Euthanasia and Assisted Suicide Have Important Distinctions

Euthanasia is the act of a physician or other third party ending a patient's life in response to severe, persistent and untreatable pain and suffering. It is sometimes referred to as assisted suicide, physician-assisted death, physician-assisted suicide, mercy killing, and other variations; however, assisted suicide and euthanasia have differences.

Assisted suicide is intentionally and knowingly providing the means for another to commit suicide. For example, providing a prescription medication to someone with the knowledge that they intend to use it for the purpose of suicide.

Euthanasia involves a person, such as a physician, knowingly acting to cause the death of a person suffering from severe and incurable pain.
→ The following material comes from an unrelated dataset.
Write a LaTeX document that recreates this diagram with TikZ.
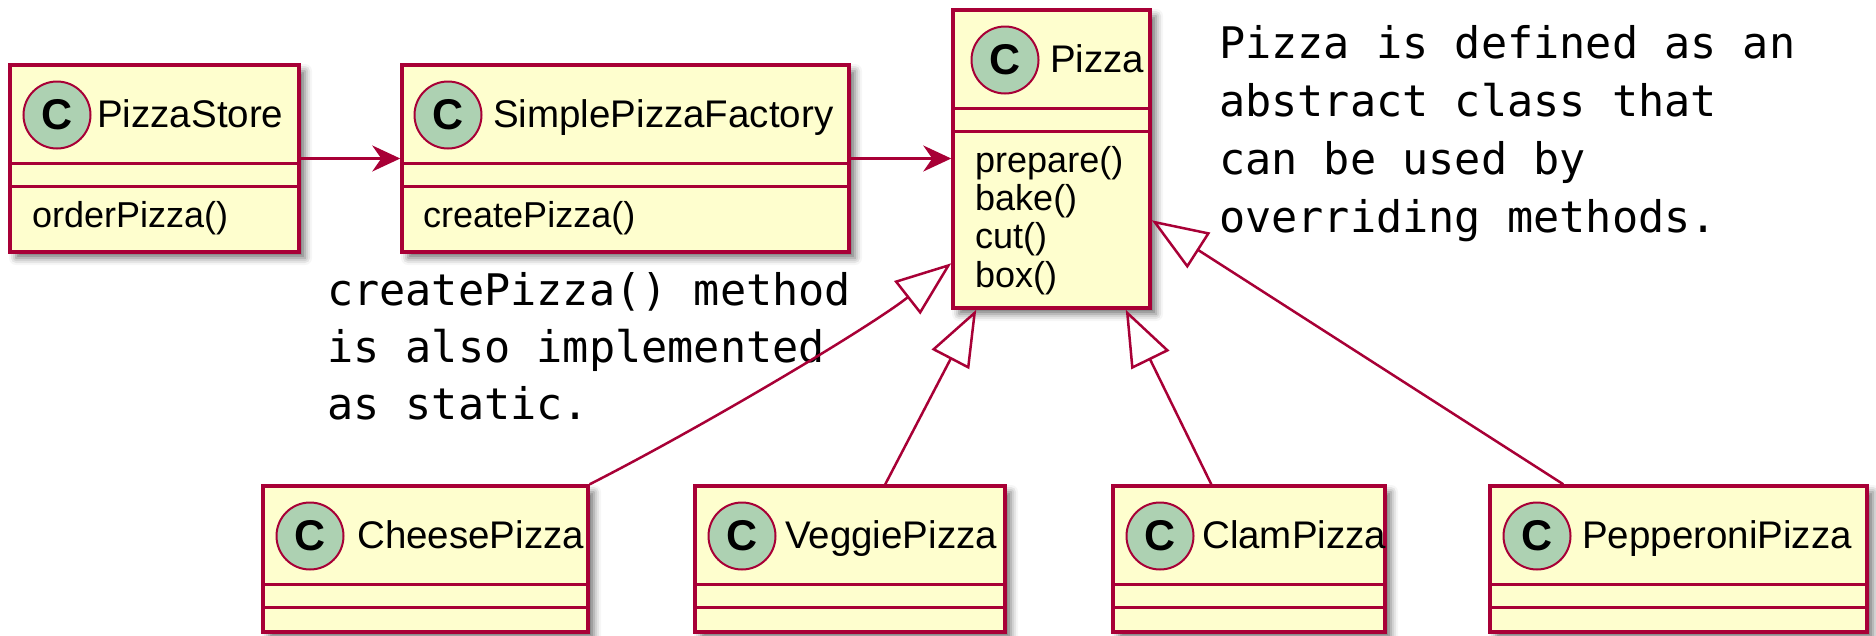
\documentclass[tikz,border=0pt]{standalone}
\usepackage{fontspec}
\usetikzlibrary{arrows.meta,shadows.blur}
\newfontfamily\lsans{Liberation Sans}
\newfontfamily\dmono{DejaVu Sans Mono}
\definecolor{umlborder}{HTML}{A80036}
\definecolor{umlfill}{HTML}{FEFECE}
\definecolor{umlcirc}{HTML}{ADD1B2}
\tikzset{
  classbox/.style={rectangle, draw=umlborder, line width=3.5pt, fill=umlfill, inner sep=0pt,
    blur shadow={shadow xshift=6pt, shadow yshift=-6pt, shadow blur radius=7pt, shadow opacity=55}},
  sepline/.style={draw=umlborder, line width=3pt},
  circ/.style={circle, draw=umlborder, line width=2pt, fill=umlcirc, minimum size=67pt, inner sep=0pt,
    font=\lsans\bfseries\fontsize{43}{43}\selectfont},
  titletext/.style={inner sep=0pt, anchor=base west, font=\lsans\fontsize{38.5}{46}\selectfont},
  methodtext/.style={inner sep=0pt, anchor=base west, font=\lsans\fontsize{36}{38}\selectfont},
  notetext/.style={inner sep=0pt, anchor=base west, font=\dmono\fontsize{43.5}{57}\selectfont},
  assoc/.style={draw=umlborder, line width=2.5pt, -{Stealth[length=28pt,width=26pt,inset=9pt]}},
  inherit/.style={draw=umlborder, line width=2.5pt, -{Triangle[open,length=56pt,width=42pt]}}
}
% #1 name, #2 left, #3 top, #4 width, #5 height, #6 circle x, #7 title x, #8 title
\newcommand{\umlclass}[8]{%
  \node[classbox, minimum width=#4pt, minimum height=#5pt] (#1) at ({#2+#4/2},{#3+#5/2}) {};
  \draw[sepline] ([yshift=-100pt]#1.north west) -- ([yshift=-100pt]#1.north east);
  \draw[sepline] ([yshift=-123pt]#1.north west) -- ([yshift=-123pt]#1.north east);
  \node[circ] (#1-c) at ({#6},{#3+50}) {C};
  \node[titletext] (#1-t) at ({#7},{#3+62}) {#8};
}
\begin{document}
\begin{tikzpicture}[x=1pt,y=-1pt]
\useasboundingbox (0,0) rectangle (1876,635);

\umlclass{store}{10}{65}{289}{187}{57}{97}{PizzaStore}
\node[methodtext] (store-m1) at (32,227) {orderPizza()};

\umlclass{factory}{402}{65}{447}{187}{448}{493}{SimplePizzaFactory}
\node[methodtext] (factory-m1) at (423,227) {createPizza()};

\umlclass{pizza}{953}{10}{197}{298}{1005}{1050}{Pizza}
\node[methodtext] (pizza-m1) at (975,172) {prepare()};
\node[methodtext] (pizza-m2) at (975,210) {bake()};
\node[methodtext] (pizza-m3) at (975,248) {cut()};
\node[methodtext] (pizza-m4) at (975,287) {box()};

\umlclass{cheese}{263}{486}{325}{146}{310}{357}{CheesePizza}
\umlclass{veggie}{695}{486}{310}{146}{742}{785}{VeggiePizza}
\umlclass{clam}{1113}{486}{272}{146}{1160}{1202}{ClamPizza}
\umlclass{pepperoni}{1490}{486}{377}{146}{1537}{1582}{PepperoniPizza}

% notes
\node[notetext] (n1a) at (327,305) {createPizza() method};
\node[notetext] (n1b) at (327,362) {is also implemented};
\node[notetext] (n1c) at (327,419) {as static.};

\node[notetext] (n2a) at (1219,58) {Pizza is defined as an};
\node[notetext] (n2b) at (1219,116) {abstract class that};
\node[notetext] (n2c) at (1219,174) {can be used by};
\node[notetext] (n2d) at (1219,232) {overriding methods.};

% associations
\draw[assoc] (store.east) -- (factory.west);
\draw[assoc] (factory.east) -- (factory.east -| pizza.west);

% inheritance
\draw[inherit] (cheese.north east) .. controls +(112,-57) and +(-83,65) .. ([yshift=-255pt]pizza.north west);
\draw[inherit] ([xshift=192pt]veggie.north west) -- ([xshift=25pt]pizza.south west);
\draw[inherit] ([xshift=100pt]clam.north west) -- ([xshift=-26pt]pizza.south east);
\draw[inherit] ([xshift=75pt]pepperoni.north west) -- ([yshift=-212pt]pizza.north east);
\end{tikzpicture}
\end{document}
For example, a physician giving injections of drugs to induce coma and then stop the heart. 

Doctor taking pulse of senior man in hospital bed
David Sacks / Stone / Getty Images

Classifications of Euthanasia

There are two primary classifications of euthanasia.
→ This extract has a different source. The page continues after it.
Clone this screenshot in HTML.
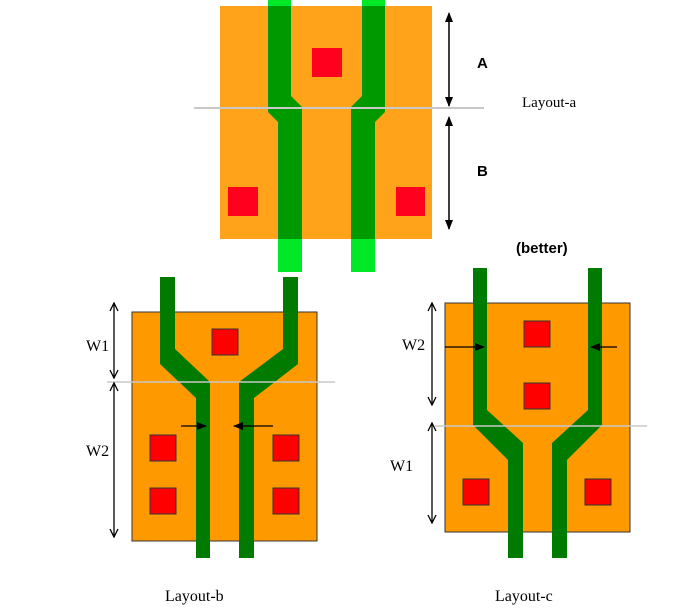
<!DOCTYPE html>
<html><head><style>body{margin:0;background:#fff}svg{display:block}</style></head><body>
<svg width="682" height="614" viewBox="0 0 682 614" xmlns="http://www.w3.org/2000/svg">
<defs>
<marker id="ah" markerWidth="10" markerHeight="10" refX="9" refY="5" orient="auto" markerUnits="userSpaceOnUse"><path d="M1,1 L9,5 L1,9" fill="none" stroke="#000" stroke-width="1.3"/></marker>
<marker id="as" markerWidth="10" markerHeight="8" refX="9" refY="4" orient="auto" markerUnits="userSpaceOnUse"><path d="M0,0 L10,4 L0,8 Z" fill="#000"/></marker>
</defs>
<!-- Layout-a -->
<rect x="268" y="0" width="23" height="8" fill="#00e826"/>
<rect x="362" y="0" width="23" height="8" fill="#00e826"/>
<rect x="278" y="238" width="24" height="34" fill="#00e826"/>
<rect x="351" y="238" width="24" height="34" fill="#00e826"/>
<rect x="220" y="6" width="212" height="233" fill="#ffa31a"/>
<polygon points="268,6 291,6 291,96 302,107 302,239 278,239 278,122 268,112" fill="#009900"/>
<polygon points="362,6 385,6 385,112 375,122 375,239 351,239 351,107 362,96" fill="#009900"/>
<rect x="312" y="48" width="30" height="29" fill="#ff001e"/>
<rect x="228" y="187" width="30" height="29" fill="#ff001e"/>
<rect x="396" y="187" width="29" height="29" fill="#ff001e"/>
<line x1="194" y1="108" x2="484" y2="108" stroke="#c8c8c8" stroke-width="2"/>
<line x1="449" y1="15" x2="449" y2="106" stroke="#000" stroke-width="1.3" marker-end="url(#as)"/>
<line x1="449" y1="106" x2="449" y2="13" stroke="#000" stroke-width="1.3" marker-end="url(#as)"/>
<line x1="449" y1="119" x2="449" y2="229" stroke="#000" stroke-width="1.3" marker-end="url(#as)"/>
<line x1="449" y1="229" x2="449" y2="117" stroke="#000" stroke-width="1.3" marker-end="url(#as)"/>
<g font-family="Liberation Sans, sans-serif" font-weight="bold" font-size="15">
<text x="477" y="68">A</text><text x="477" y="176">B</text><text x="516" y="253">(better)</text></g>
<text x="522" y="107" font-family="Liberation Serif, serif" font-size="15">Layout-a</text>
<!-- Layout-b -->
<rect x="132" y="312" width="185" height="229" fill="#ff9900" stroke="#333" stroke-width="1"/>
<polygon points="160,277 175,277 175,349 210,382 210,558 196,558 196,398 160,364" fill="#007b00"/>
<polygon points="283,277 298,277 298,364 254,398 254,558 239,558 239,382 283,349" fill="#007b00"/>
<g fill="#ff0000" stroke="#333" stroke-width="1">
<rect x="212" y="329" width="26" height="26"/>
<rect x="150" y="435" width="26" height="26"/><rect x="273" y="435" width="26" height="26"/>
<rect x="150" y="488" width="26" height="26"/><rect x="273" y="488" width="26" height="26"/></g>
<line x1="107" y1="382" x2="335" y2="382" stroke="#c8c8c8" stroke-width="1.5"/>
<g stroke="#000" stroke-width="1.3">
<line x1="114" y1="340" x2="114" y2="303" marker-end="url(#ah)"/><line x1="114" y1="340" x2="114" y2="378" marker-end="url(#ah)"/>
<line x1="114" y1="460" x2="114" y2="383" marker-end="url(#ah)"/><line x1="114" y1="460" x2="114" y2="537" marker-end="url(#ah)"/>
<line x1="181" y1="426" x2="206" y2="426" marker-end="url(#as)"/>
<line x1="273" y1="426" x2="234" y2="426" marker-end="url(#as)"/>
</g>
<!-- Layout-c -->
<rect x="445" y="303" width="185" height="229" fill="#ff9900" stroke="#333" stroke-width="1"/>
<polygon points="473,268 487,268 487,410 523,443 523,558 508,558 508,460 473,425" fill="#007b00"/>
<polygon points="588,268 602,268 602,425 567,460 567,558 552,558 552,443 588,410" fill="#007b00"/>
<g fill="#ff0000" stroke="#333" stroke-width="1">
<rect x="524" y="321" width="26" height="26"/><rect x="524" y="383" width="26" height="26"/>
<rect x="463" y="479" width="26" height="26"/><rect x="585" y="479" width="26" height="26"/></g>
<line x1="435" y1="426" x2="647" y2="426" stroke="#c8c8c8" stroke-width="1.5"/>
<g stroke="#000" stroke-width="1.3">
<line x1="432" y1="350" x2="432" y2="303" marker-end="url(#ah)"/><line x1="432" y1="350" x2="432" y2="405" marker-end="url(#ah)"/>
<line x1="432" y1="470" x2="432" y2="423" marker-end="url(#ah)"/><line x1="432" y1="470" x2="432" y2="523" marker-end="url(#ah)"/>
<line x1="445" y1="347" x2="484" y2="347" marker-end="url(#as)"/>
<line x1="617" y1="347" x2="591" y2="347" marker-end="url(#as)"/>
</g>
<g font-family="Liberation Serif, serif" font-size="16">
<text x="86" y="351">W1</text><text x="86" y="456">W2</text>
<text x="402" y="350">W2</text><text x="390" y="471">W1</text>
<text x="165" y="601">Layout-b</text><text x="495" y="601">Layout-c</text></g>
</svg>
</body></html>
  • Voluntary euthanasia refers to the action taken by the physician and the patient, who both agree (with informed consent) to end the patient's life.
  • Involuntary euthanasia refers to a third party taking a patient's life without the informed consent of the patient. This is commonly practiced in veterinary medicine when animals are "put down" or "put to sleep." In modern medicine, it could conceivably be applied to the act of taking a terminally ill, suffering patient's life who has lost all mental capacity to make his/her own decisions.

Is Euthanasia or Physician-Assisted Suicide Legal?

Voluntary euthanasia is not legal in most parts of the world. The Netherlands, Belgium, Luxembourg, Canada, and Colombia are currently the only countries that allow the practice. Involuntary euthanasia is not legal anywhere.

Physician-assisted suicide is currently legal in the United States in several states, including Oregon, Vermont, California, Washington D.C., Hawaii, Maine, New Jersey, Oregon, and Washington, and in a handful of other countries.

Physician-assisted suicide is only done when a patient has a terminal diagnosis and is suffering, with little or no relief. In such cases, a patient may wish to control when and how they die. A key part of physician-assisted suicide involves how the suicide is enacted: The patient must be the one to take the medication. It is illegal for a friend, family member, physician or anyone else to administer the medication; to do so crosses the legal line into the definition of euthanasia. Whether or not physician-assisted suicide is ethically viable is contentiously debated.

Palliative Sedation

Sometimes called terminal sedation, palliative sedation is the progressive use of sedatives to achieve a desirable level of comfort for patients who are terminally ill and experiencing unrelieved suffering. Death usually follows shortly after a patient becomes sedated. 

Palliative sedation is neither euthanasia nor is it physician-assisted suicide as the intent is not to cause death. Though death may occur, it is often unclear whether the death occurred because of the sedation or the terminal illness itself.

Palliative sedation requires the consent of the patient. If a patient is unable to make decisions for himself or herself, the decision falls to the patient's designated healthcare decision-maker. The patient is unable to deliver the correct dosage of a palliative sedative, which is usually given as a suppository or an infusion. Because the sedation is fast-acting, the sedatives can be only given by a physician, nurse or another of the patient's primary caregivers.